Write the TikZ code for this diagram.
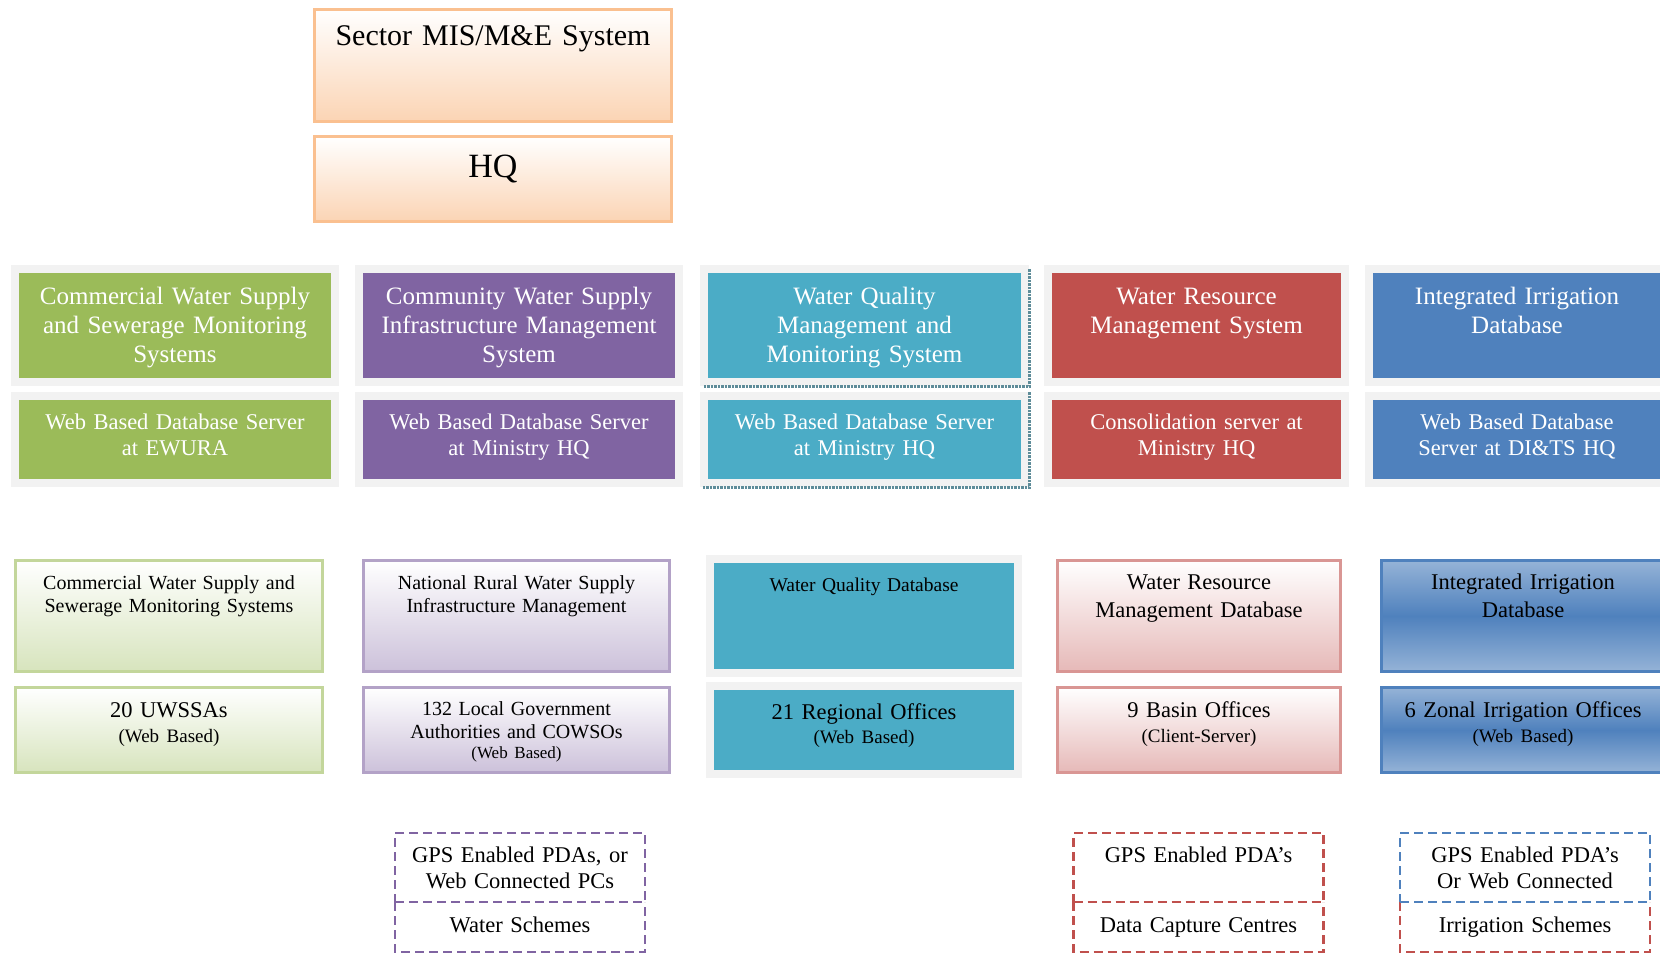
\documentclass[tikz,border=0pt]{standalone}
\usepackage{fontspec}
\setmainfont{Liberation Serif}
\usetikzlibrary{positioning}

\definecolor{panelgray}{HTML}{F2F2F2}
\definecolor{peachline}{HTML}{FAC090}
\definecolor{peachfill}{HTML}{FBD4B4}
\definecolor{accgreen}{HTML}{9BBB59}
\definecolor{accpurple}{HTML}{8064A2}
\definecolor{accteal}{HTML}{4BACC6}
\definecolor{accred}{HTML}{C0504D}
\definecolor{accblue}{HTML}{4F81BD}
\definecolor{greenline}{HTML}{C3D69B}
\definecolor{greenfill}{HTML}{D7E4BD}
\definecolor{purpleline}{HTML}{B3A2C7}
\definecolor{purplefill}{HTML}{CCC1DA}
\definecolor{redline}{HTML}{D99694}
\definecolor{redfill}{HTML}{E6B9B8}
\definecolor{bluelight}{HTML}{95B3D7}
\definecolor{shadowteal}{HTML}{5E8C99}

\begin{document}
\begin{tikzpicture}[
    x=1pt, y=-1pt,
    every node/.style={inner sep=0pt, outer sep=0pt, align=center},
    hqbox/.style={draw=peachline, line width=3pt, top color=white, bottom color=peachfill, text width=357pt},
    sysbox/.style={fill=#1, text=white, preaction={draw=panelgray, line width=16pt}},
    systop/.style={text height=31pt, text depth=74pt, font=\fontsize{25}{29}\selectfont},
    syssrv/.style={text height=29pt, text depth=50pt, font=\fontsize{22.5}{26}\selectfont},
    dbbox/.style={draw=#1line, line width=3pt, top color=white, bottom color=#1fill},
    irrbox/.style={draw=accblue, line width=3pt, top color=bluelight, bottom color=bluelight, middle color=accblue},
    dbtop/.style={text height=28.5pt, text depth=82.5pt, font=\fontsize{20}{23}\selectfont},
    dbsite/.style={text height=29.5pt, text depth=55.5pt, font=\fontsize{22.5}{25}\selectfont},
    gpsline/.style={draw=#1, dash pattern=on 9pt off 5pt, line width=2.5pt},
    gpsbox/.style={text width=250pt, font=\fontsize{22.5}{26}\selectfont},
    gpstop/.style={text height=29pt, text depth=40pt},
    gpsend/.style={text height=30pt, text depth=20pt}
]

\useasboundingbox (0,0) rectangle (1660,954);
\clip (0,0) rectangle (1660,954);

% Sector system and HQ (top)
\node[hqbox, anchor=north, text height=35.5pt, text depth=76.5pt, font=\fontsize{30}{36}\selectfont] (mis) at (493,9.5) {Sector MIS/M\&E System};
\node[hqbox, below=15pt of mis, text height=40.5pt, text depth=44.5pt, font=\fontsize{34}{40}\selectfont] (hq) {HQ};

% Systems and their servers
\node[sysbox=accgreen, systop, text width=312pt, anchor=north] (cwsSys) at (175,273) {Commercial Water Supply\\and Sewerage Monitoring\\Systems};
\node[sysbox=accgreen, syssrv, text width=312pt, below=22pt of cwsSys] (cwsSrv) {Web Based Database Server\\at EWURA};

\node[sysbox=accpurple, systop, text width=312pt, anchor=north] (rwsSys) at (519,273) {Community Water Supply\\Infrastructure Management\\System};
\node[sysbox=accpurple, syssrv, text width=312pt, below=22pt of rwsSys] (rwsSrv) {Web Based Database Server\\at Ministry HQ};

\node[sysbox=accteal, systop, text width=313pt, anchor=north] (wqSys) at (864.5,273) {Water Quality\\Management and\\Monitoring System};
\node[sysbox=accteal, syssrv, text width=313pt, below=22pt of wqSys] (wqSrv) {Web Based Database Server\\at Ministry HQ};

\node[sysbox=accred, systop, text width=289pt, anchor=north] (wrSys) at (1196.5,273) {Water Resource\\Management System};
\node[sysbox=accred, syssrv, text width=289pt, below=22pt of wrSys] (wrSrv) {Consolidation server at\\Ministry HQ};

\node[sysbox=accblue, systop, text width=288pt, anchor=north] (irSys) at (1517,273) {Integrated Irrigation\\Database};
\node[sysbox=accblue, syssrv, text width=288pt, below=22pt of irSys] (irSrv) {Web Based Database\\Server at DI\&TS HQ};

% shadow on the water quality panels
\draw[shadowteal, line width=2.5pt, densely dotted] ([xshift=8.5pt,yshift=4pt]wqSys.north east) -- ([xshift=8.5pt,yshift=-8.5pt]wqSys.south east) -- ([xshift=-5pt,yshift=-8.5pt]wqSys.south west);
\draw[shadowteal, line width=2.5pt, densely dotted] ([xshift=8.5pt,yshift=8pt]wqSrv.north east) -- ([xshift=8.5pt,yshift=-8.5pt]wqSrv.south east) -- ([xshift=-5pt,yshift=-8.5pt]wqSrv.south west);

% Databases and offices
\node[dbbox=green, dbtop, text width=307pt, anchor=north] (cwsDb) at (169,560.5) {Commercial Water Supply and\\Sewerage Monitoring Systems};
\node[dbbox=green, dbsite, text width=307pt, below=16pt of cwsDb] (cwsSite) {20 UWSSAs\\{\fontsize{19}{25}\selectfont(Web Based)}};

\node[dbbox=purple, dbtop, text width=306pt, anchor=north] (rwsDb) at (516.5,560.5) {National Rural Water Supply\\Infrastructure Management};
\node[dbbox=purple, dbsite, text width=306pt, below=16pt of rwsDb, text height=27.5pt, text depth=57.5pt, font=\fontsize{20}{23}\selectfont] (rwsSite) {132 Local Government\\Authorities and COWSOs\\[-3pt]{\fontsize{17}{20}\selectfont(Web Based)}};

\node[sysbox=accteal, text=black, text width=300pt, text height=28pt, text depth=78pt, font=\fontsize{19.5}{23}\selectfont, anchor=north] (wqDb) at (864,563) {Water Quality Database};
\node[sysbox=accteal, text=black, text width=300pt, text height=29pt, text depth=51pt, font=\fontsize{22.5}{24}\selectfont, below=21pt of wqDb] (wqSite) {21 Regional Offices\\{\fontsize{19}{24}\selectfont(Web Based)}};

\node[dbbox=red, dbtop, text width=283pt, font=\fontsize{22.5}{28}\selectfont, anchor=north] (wrDb) at (1199,560.5) {Water Resource\\Management Database};
\node[dbbox=red, dbsite, text width=283pt, below=16pt of wrDb] (wrSite) {9 Basin Offices\\{\fontsize{19}{25}\selectfont(Client-Server)}};

\node[irrbox, dbtop, text width=283pt, font=\fontsize{22.5}{28}\selectfont, anchor=north] (irDb) at (1523,560.5) {Integrated Irrigation\\Database};
\node[irrbox, dbsite, text width=283pt, below=16pt of irDb] (irSite) {6 Zonal Irrigation Offices\\{\fontsize{19}{25}\selectfont(Web Based)}};

% Field devices and schemes (bottom)
\node[gpsbox, gpsend, anchor=north] (rwsScheme) at (520,902) {Water Schemes};
\draw[gpsline=accpurple] (rwsScheme.north west) -- (rwsScheme.south west) -- (rwsScheme.south east) -- (rwsScheme.north east);
\node[gpsbox, gpsline=accpurple, gpstop, above=0pt of rwsScheme] (rwsGps) {GPS Enabled PDAs, or\\Web Connected PCs};

\node[gpsbox, gpsend, anchor=north] (wrCentre) at (1198.5,902) {Data Capture Centres};
\draw[gpsline=accred] (wrCentre.north west) -- (wrCentre.south west) -- (wrCentre.south east) -- (wrCentre.north east);
\node[gpsbox, gpsline=accred, gpstop, above=0pt of wrCentre] (wrGps) {GPS Enabled PDA’s};

\node[gpsbox, gpsend, anchor=north] (irScheme) at (1525,902) {Irrigation Schemes};
\draw[gpsline=accred] (irScheme.north west) -- (irScheme.south west) -- (irScheme.south east) -- (irScheme.north east);
\node[gpsbox, gpsline=accblue, gpstop, above=0pt of irScheme] (irGps) {GPS Enabled PDA’s\\Or Web Connected};

\end{tikzpicture}
\end{document}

---------------

Task directions
Reproduce the material above from its first line through the line containing "of mis, text", both ends included, and skip every picture.

Task response
Write the TikZ code for this diagram.
\documentclass[tikz,border=0pt]{standalone}
\usepackage{fontspec}
\setmainfont{Liberation Serif}
\usetikzlibrary{positioning}

\definecolor{panelgray}{HTML}{F2F2F2}
\definecolor{peachline}{HTML}{FAC090}
\definecolor{peachfill}{HTML}{FBD4B4}
\definecolor{accgreen}{HTML}{9BBB59}
\definecolor{accpurple}{HTML}{8064A2}
\definecolor{accteal}{HTML}{4BACC6}
\definecolor{accred}{HTML}{C0504D}
\definecolor{accblue}{HTML}{4F81BD}
\definecolor{greenline}{HTML}{C3D69B}
\definecolor{greenfill}{HTML}{D7E4BD}
\definecolor{purpleline}{HTML}{B3A2C7}
\definecolor{purplefill}{HTML}{CCC1DA}
\definecolor{redline}{HTML}{D99694}
\definecolor{redfill}{HTML}{E6B9B8}
\definecolor{bluelight}{HTML}{95B3D7}
\definecolor{shadowteal}{HTML}{5E8C99}

\begin{document}
\begin{tikzpicture}[
    x=1pt, y=-1pt,
    every node/.style={inner sep=0pt, outer sep=0pt, align=center},
    hqbox/.style={draw=peachline, line width=3pt, top color=white, bottom color=peachfill, text width=357pt},
    sysbox/.style={fill=#1, text=white, preaction={draw=panelgray, line width=16pt}},
    systop/.style={text height=31pt, text depth=74pt, font=\fontsize{25}{29}\selectfont},
    syssrv/.style={text height=29pt, text depth=50pt, font=\fontsize{22.5}{26}\selectfont},
    dbbox/.style={draw=#1line, line width=3pt, top color=white, bottom color=#1fill},
    irrbox/.style={draw=accblue, line width=3pt, top color=bluelight, bottom color=bluelight, middle color=accblue},
    dbtop/.style={text height=28.5pt, text depth=82.5pt, font=\fontsize{20}{23}\selectfont},
    dbsite/.style={text height=29.5pt, text depth=55.5pt, font=\fontsize{22.5}{25}\selectfont},
    gpsline/.style={draw=#1, dash pattern=on 9pt off 5pt, line width=2.5pt},
    gpsbox/.style={text width=250pt, font=\fontsize{22.5}{26}\selectfont},
    gpstop/.style={text height=29pt, text depth=40pt},
    gpsend/.style={text height=30pt, text depth=20pt}
]

\useasboundingbox (0,0) rectangle (1660,954);
\clip (0,0) rectangle (1660,954);

% Sector system and HQ (top)
\node[hqbox, anchor=north, text height=35.5pt, text depth=76.5pt, font=\fontsize{30}{36}\selectfont] (mis) at (493,9.5) {Sector MIS/M\&E System};
\node[hqbox, below=15pt of mis, text height=40.5pt, text depth=44.5pt, font=\fontsize{34}{40}\selectfont] (hq) {HQ};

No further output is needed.